After a brutal start to the year, Devon Energy (NYSE:DVN) has finally bounced following solid earnings. The domestic energy company has become a cash flow machine returning lots of capital to shareholders, making the stock appealing to buy on weakness considering the volatile energy sector. My investment thesis is ultra Bullish on the energy company at this valuation.
Improved Efficiency
While Devon Energy grew oil volumes 8% in 2023 to 317 m/bod, the company actually cut capital spending plans for 2024 by 10%. The goal is to keep oil volumes at 315 m/bod with capital spending dipping to $3.45 billion.
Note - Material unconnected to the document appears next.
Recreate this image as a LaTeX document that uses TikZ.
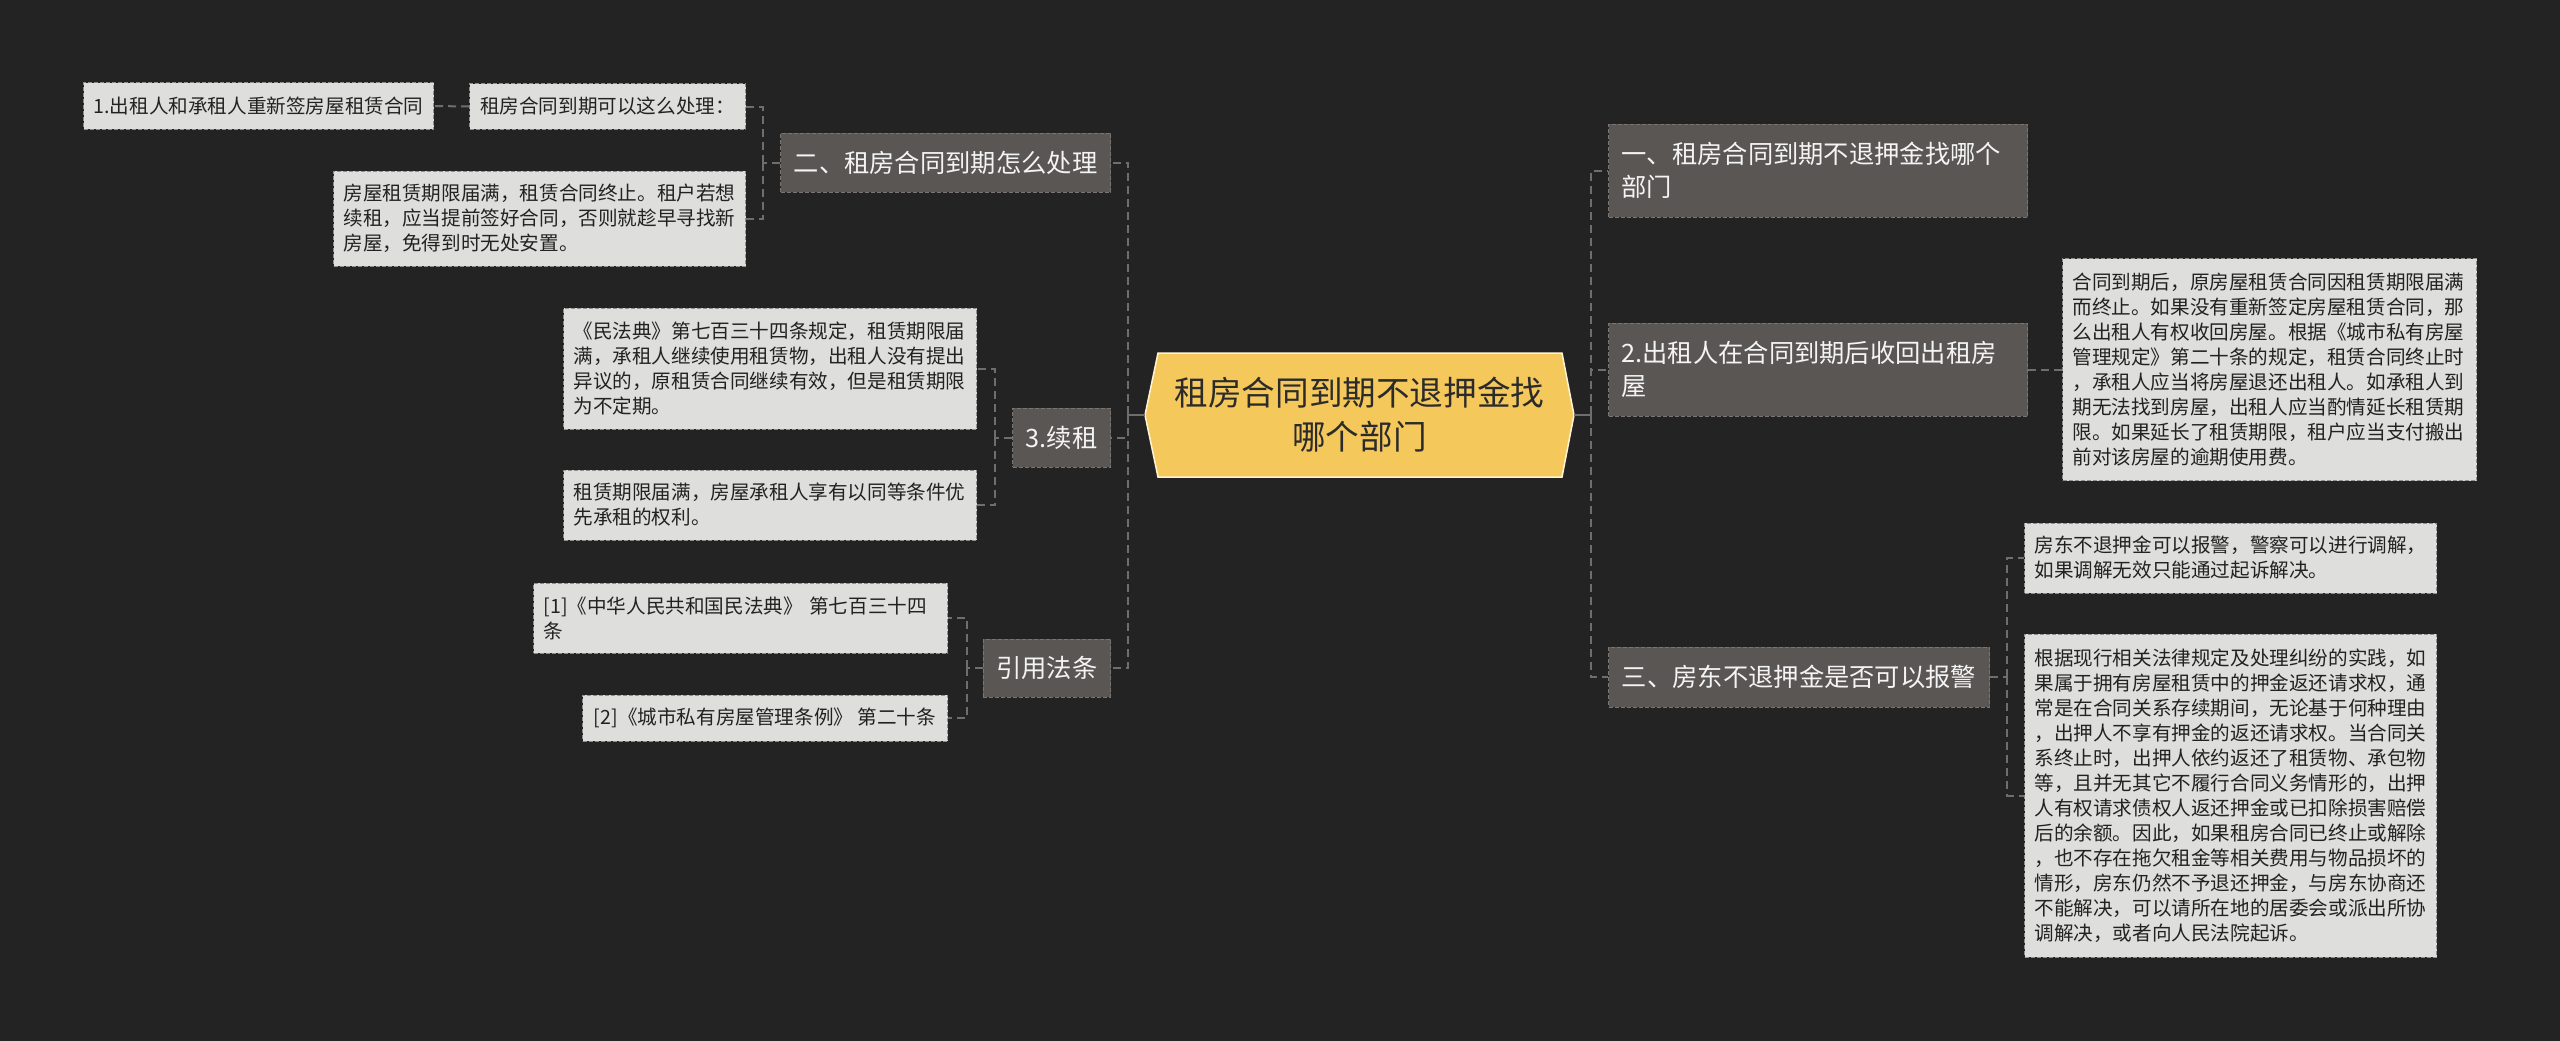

The company isn’t chasing the market with aggressive spending in order to capture more market share even with OPEC+ maintaining production cuts of 2 m/bod. Devon Energy will allow production volumes to possibly even dip in 2024 to only 650,000 m/boed compared to the 662,000 m/boed produced last year.
Devon Energy suggests breakeven funding at ~$40 per barrel of oil at WTI prices. Due to this low breakeven level, the company is able to generate substantial free cash flow, offering a nearly 10% yield at the current market cap with WTI prices around $80/bbl.
Due to the consistent cash flows from the higher capital efficiency from focusing on the Delaware Basin while generating better results in the Williston Basin and Eagle Ford, the company just hiked the fixed dividend by 10% to $0.22. The total Q1’24 dividend payout will be $0.44 for an annual payout of $1.76. Devon Energy only guarantees the fixed dividend with a yield of 1.9%, but investors are virtually guaranteed higher payouts on current oil prices along with stock buybacks.
The hiked fixed dividend only amounts to ~$600 million in annual payouts. Devon Energy produced $2.7 billion in free cash flow in 2023 and lower capital spending should boost cash flows in 2024 while the company forecast returning 70% of capital to shareholders.
The stock could definitely fall back to the lows at $40, but Devon produced strong results back in Q4’23 when oil prices were lower. The energy company had realized oil prices of nearly $77/bbl in Q4, while the company survived only $72/bbl back in Q2’23 when natural gas prices were $1.66/mcf.
Devon was still able to generated $1.4 billion in operating cash flows back in the June quarter. The company could still absorb far lower energy prices, though natural gas prices couldn’t sustain lower prices and WTI isn’t likely to stay below $70/bbl for long with OPEC+ cuts.
The stock only has a market cap of $29 billion for a company with $6+ billion in operating cash flows and a $5+ EPS. By every metric, Devon Energy is cheap and energy prices are closer to the lows than a premium level where risks to the downside are excessive.
An investor can build a solid position at the current cheap levels and get a dividend normally running at double the current fixed rate. Back after the weaker Q2 results due to lower oil prices, Devon Energy actually paid a variable dividend of $0.29 on top of the fixed rate of $0.20.
The combined $0.49 quarterly dividend would equate to a 4.2% dividend yield. Recently, management has proclaimed a desire to prioritize the share buybacks program at the current stock valuation.
Devon Energy bought 5.2 million shares for $234 million during the December quarter. The company has reduced the diluted share count from 677 million at the end of Q3’21 to only 636 million at the end of 2023. Devon has reduced the share count by 6% during a period where the company was more focused on dividend payouts, offering insight to the potential for a larger reduction in the outstanding share count.
Yielding The Most
Over the last few years, Devon Energy has consistently offered shareholders one of the best net payout yields. The current yield is nearly 10% while Occidental Petroleum (OXY), Pioneer Natural Resources (PXD) and Hess Corp. (HES) all became acquisition targets with lower yields of the combined net buyback yield and the dividend yield.
The market is clearly missing the opportunity to own a premier energy company on the cheap. While oil could definitely trade lower, the odds are that natural gas rallies eventually and oil is likely split on whether the next move is higher or lower.
Warren Buffett and Berkshire Hathaway (BRK.B) continues loading up on Occidental, though Devon Energy offers the better net payout yield and the cheaper stock.
Takeaway
The key investor takeaway is that investors should continue loading up on Devon Energy, trading near multi-year lows while offering investors strong capital returns from positive cash flows via disciplined capital investments. At these prices, the stock offers some protection from lower oil prices, though the upside potential occurs with a rally in both oil or natural gas prices.